An initially self-taught pianist, Hecht fell in love with jazz in high school and pursued traditional music education in college in Amherst, Massachusetts, studying with, notably, Yusef Lateef (even as Lateef famously scorned the use of the word “jazz”). But his interests in classical music and literature led him to study poetry and poetry writing, in Cornell University’s highly unusual PhD/MFA joint degree program. During those years he also studied violin and eventually performed with various chamber ensembles, and later in an orchestra. Then as a young English professor living in Chicago, he quickly fell in with musicians, including the remarkable pianist and composer Rob Clearfield. Along the way he also befriended members of the International Contemporary Ensemble (ICE), a force in new music in the late 2000s in Chicago as well as New York, and eventually organized a performance by director Claire Chase at Gidon Kremer’s Lockenhaus Festival in Austria.

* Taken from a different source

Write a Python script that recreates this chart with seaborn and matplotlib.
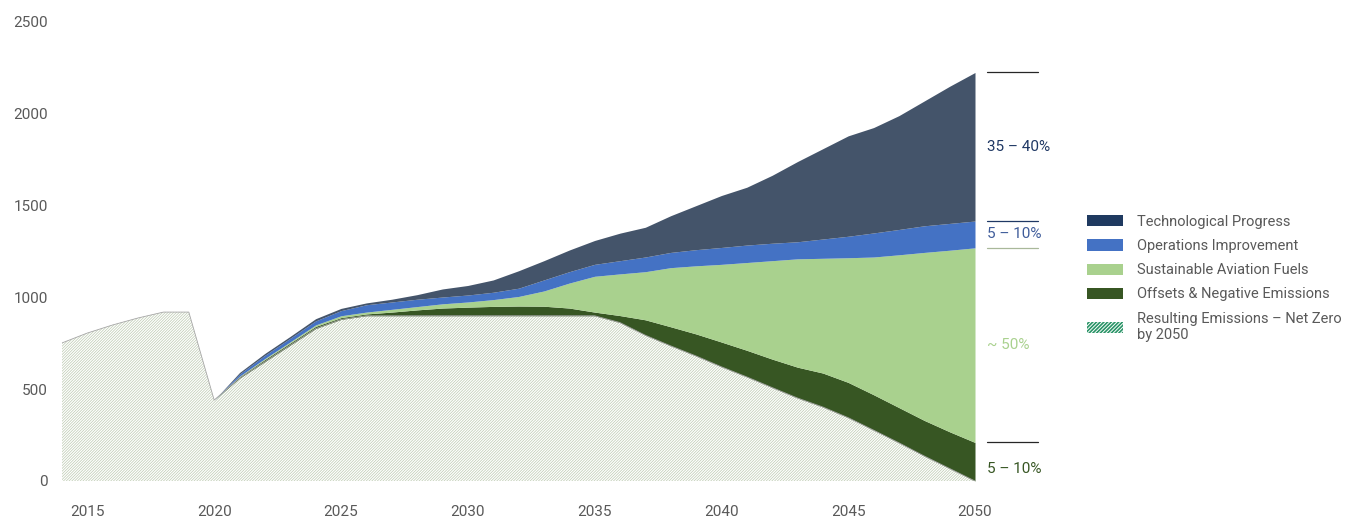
import matplotlib
matplotlib.use("Agg")
import pandas as pd
import seaborn as sns
import matplotlib.pyplot as plt
from matplotlib.patches import Patch

years = list(range(2014, 2051))

# stacked layers, bottom to top
resulting = [752, 806, 850, 888, 920, 920, 441, 560, 650, 740, 830, 880,
             900, 900, 900, 900, 900, 900, 900, 900, 900, 900,
             863, 794, 736, 681, 622, 567, 509, 452, 403, 345, 277, 208, 136, 68, 0]
offsets = [0, 0, 0, 0, 0, 0, 0, 8, 12, 12, 12, 10,
           10, 20, 32, 42, 47, 51, 53, 52, 42, 20,
           38, 84, 104, 120, 135, 145, 155, 168, 185, 192, 193, 192, 194, 200, 210]
saf = [0, 0, 0, 0, 0, 0, 0, 3, 5, 6, 8, 10,
       10, 15, 18, 23, 28, 37, 52, 83, 136, 195,
       227, 262, 322, 371, 423, 478, 536, 590, 625, 679, 750, 832, 915, 989, 1060]
operations = [0, 0, 0, 0, 0, 0, 0, 12, 18, 20, 22, 28,
              40, 40, 40, 37, 38, 40, 45, 60, 62, 65,
              72, 80, 83, 88, 92, 95, 95, 93, 105, 117, 131, 138, 145, 146, 146]
technology = [0, 0, 0, 0, 0, 0, 0, 8, 10, 10, 12, 12,
              10, 15, 25, 44, 52, 67, 95, 105, 118, 130,
              150, 162, 200, 240, 283, 315, 370, 437, 492, 547, 574, 620, 680, 747, 809]

labels = ["Technological Progress", "Operations Improvement", "Sustainable Aviation Fuels",
          "Offsets & Negative Emissions", "Resulting Emissions \u2013 Net Zero\nby 2050"]
share_labels = ["35 \u2013 40%", "5 \u2013 10%", "~ 50%", "5 \u2013 10%"]

df = pd.DataFrame({"year": years, "resulting": resulting, "offsets": offsets,
                   "saf": saf, "operations": operations, "technology": technology})

sns.set_theme(style="white")
plt.rcParams["font.family"] = ["Roboto", "DejaVu Sans"]
plt.rcParams["hatch.linewidth"] = 0.5

fig = plt.figure(figsize=(13.46, 5.30), dpi=100)
ax = fig.add_axes([62 / 1346, 1 - 481 / 530, 913 / 1346, 459 / 530])

area_colors = ["white", "#375623", "#a9d18e", "#4472c4", "#44546a"]
polys = ax.stackplot(df["year"], df["resulting"], df["offsets"], df["saf"],
                     df["operations"], df["technology"], colors=area_colors, linewidth=0)
polys[0].set_hatch("/" * 12)
polys[0].set_edgecolor("#bccab0")
polys[0].set_linewidth(0)

sns.lineplot(x=df["year"], y=df["resulting"], color="#a6a6a6", lw=0.6, ax=ax)

ax.set_xlim(years[0], years[-1])
ax.set_ylim(0, 2500)
ax.set_xticks(range(2015, 2051, 5))
ax.set_yticks(range(0, 2501, 500))
ax.set_xlabel("")
ax.set_ylabel("")
ax.tick_params(axis="both", length=0, labelsize=11, labelcolor="#595959")
ax.tick_params(axis="y", pad=10)
ax.tick_params(axis="x", pad=17)
sns.despine(ax=ax, left=True, bottom=True)

# share brackets on the right of 2050
c1 = resulting[-1] + offsets[-1]
c2 = c1 + saf[-1]
c3 = c2 + operations[-1]
c4 = c3 + technology[-1]
x0, x1 = years[-1] + 0.47, years[-1] + 2.5
for lvl, col in [(c4, "#262626"), (c3, "#1f3864"), (c2, "#a9b89a"), (c1, "#262626")]:
    ax.plot([x0, x1], [lvl, lvl], color=col, lw=0.9, clip_on=False)

ax.text(x0, (c3 + c4) / 2, share_labels[0], color="#1f3864", fontsize=11, va="center")
ax.text(x0, (c2 + c3) / 2, share_labels[1], color="#3f5c9a", fontsize=11, va="center")
ax.text(x0, (c1 + c2) / 2, share_labels[2], color="#a9d18e", fontsize=11, va="center")
ax.text(x0, c1 / 2, share_labels[3], color="#375623", fontsize=11, va="top")

plt.rcParams["hatch.linewidth"] = 1.2
handles = [Patch(facecolor="#1f3a60", linewidth=0),
           Patch(facecolor="#4472c4", linewidth=0),
           Patch(facecolor="#a9d18e", linewidth=0),
           Patch(facecolor="#375623", linewidth=0),
           Patch(facecolor="white", edgecolor="#2a9467", hatch="/" * 9, linewidth=0)]
leg = fig.legend(handles, labels, loc="upper left", bbox_to_anchor=(1081 / 1346, 1 - 209 / 530),
                 frameon=False, fontsize=10.5, handlelength=2.5, handleheight=0.8,
                 handletextpad=0.95, labelspacing=0.7, borderaxespad=0)
for t in leg.get_texts():
    t.set_color("#595959")

fig.savefig("out.png", dpi=100)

During this time Hecht was writing about Renaissance poetry, as professors do, which culminated in a book published by Oxford University Press in 2022 (What Rosalind Likes), and was also directing student performances of Shakespeare and other Renaissance drama in northwest Indiana. These productions also served as opportunities to make further artistic connections in Chicago, with Clearfield composing music, and other artists helping with choreography (both dance and violence!) and costumes and design. In retrospect, however, the musical connections were more important: Hecht was hearing how more and more music could be connected with emotions and scenes of the maximum interest and vitality: his passions were finding how they could entwine and merge in music. And teaching students how to make audiences pay attention turns out to also be a useful skill set for live musical performance.
A sabbatical to work on his book also afforded the opportunity to return to the piano with Clearfield as a new guide. Eventually Hecht began attending jam sessions hosted by some of his most admired members of the scene: Ulery, Quin Kirchner, and, critically, Greg Ward. On those stages he absorbed as a performer things that he had until then understood more theoretically: the commitment to honesty, openness; the work ethic to do justice, by long hours of practice, to the myriad traditions that flow into the music; the commitment to the humanity and potential of everyone who participates in the music, on stage and off, on any given night.
In 2020, his wife (also an English professor) got a new post at a college in Eau Claire, Wisconsin, and the couple agreed that it was time for Hecht to make the big switch: he would leave his professorship and turn his full attention to performance and composition, aiming to make up for lost time.